Raising the stakes, the parliament is due to elect a new president to replace Aoun, whose term ends on Oct. 31.
Whatever the outcome, analysts say Lebanon could face a period of paralysis that could further delay reforms needed to address the crisis, as factions barter over portfolios in a new power-sharing cabinet - a process that can take months.
The outgoing government clinched a draft agreement with the IMF in April - conditional on long-delayed reforms.
Prime Minister Najib Mikati, a tycoon serving his third stint as premier, could be named to form the new government, sources from four factions told Reuters. Mikati told Arabic broadcaster Alhurra on Wednesday he was ready to return as premier if he was certain of a quick cabinet formation.

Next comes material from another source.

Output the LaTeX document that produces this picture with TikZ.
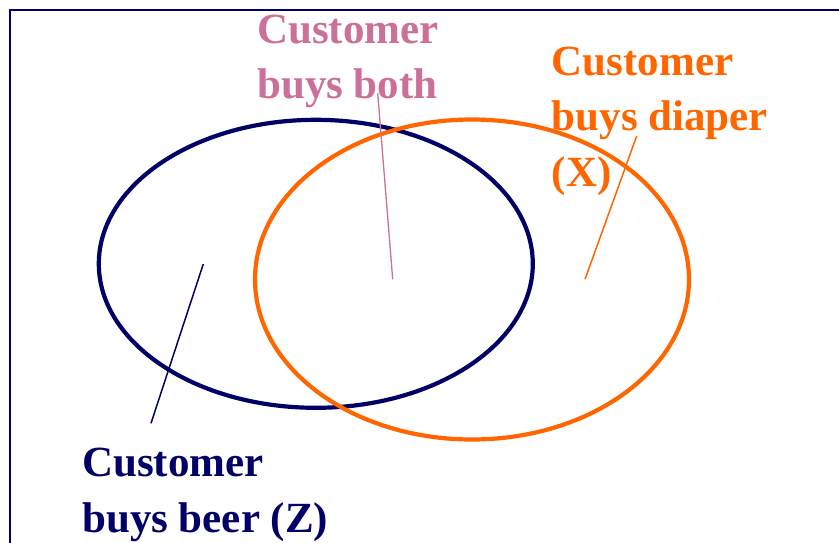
\documentclass[tikz,border=0pt]{standalone}
\usepackage{fontspec}
\setmainfont{Liberation Serif}
\definecolor{navy}{RGB}{0,0,102}
\definecolor{pinkish}{RGB}{204,112,153}
\definecolor{orng}{RGB}{255,102,0}
\begin{document}
\begin{tikzpicture}[x=1pt,y=-1pt,
  lbl/.style={inner sep=0pt, anchor=base west, align=left,
    font=\fontsize{43}{55.5}\selectfont\bfseries},
  setline/.style={line width=4.2pt},
  leader/.style={line width=1.5pt}]
\useasboundingbox (0,0) rectangle (839,542);
% frame
\draw[navy, line width=2pt] (9.5,560) -- (9.5,10) -- (860,10);
% sets
\draw[navy, setline] (315.8,263.8) ellipse [x radius=217pt, y radius=144pt];
\draw[orng, setline] (472,279.5) ellipse [x radius=217pt, y radius=160pt];
% labels (anchor = baseline of the last line)
\node[lbl, text=pinkish] (both) at (257,98.8) {Customer\\buys both};
\node[lbl, text=orng] (diaper) at (551.5,186) {Customer\\buys diaper\\(X)};
\node[lbl, text=navy] (beer) at (82,532.2) {Customer\\buys beer (Z)};
% leader ends
\coordinate (bothA) at (377.7,93);
\coordinate (bothB) at (392.7,279.3);
\coordinate (diapA) at (636.7,136);
\coordinate (diapB) at (585,279.3);
\coordinate (beerA) at (151,423.3);
\coordinate (beerB) at (203.3,264);
\draw[pinkish, line width=1.3pt] (bothA) -- (bothB);
\draw[orng, leader] (diapA) -- (diapB);
\draw[navy, leader] (beerA) -- (beerB);
\end{tikzpicture}
\end{document}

Nabil Bou Monsef, deputy editor-in-chief of Annahar newspaper, said he expected political paralysis after the vote, for which he said opposition candidates had failed to create a single front to compete against established parties.
"This political class as a whole has rebounded strongly because opposition forces collapsed - and didn't know how to get their affairs in order."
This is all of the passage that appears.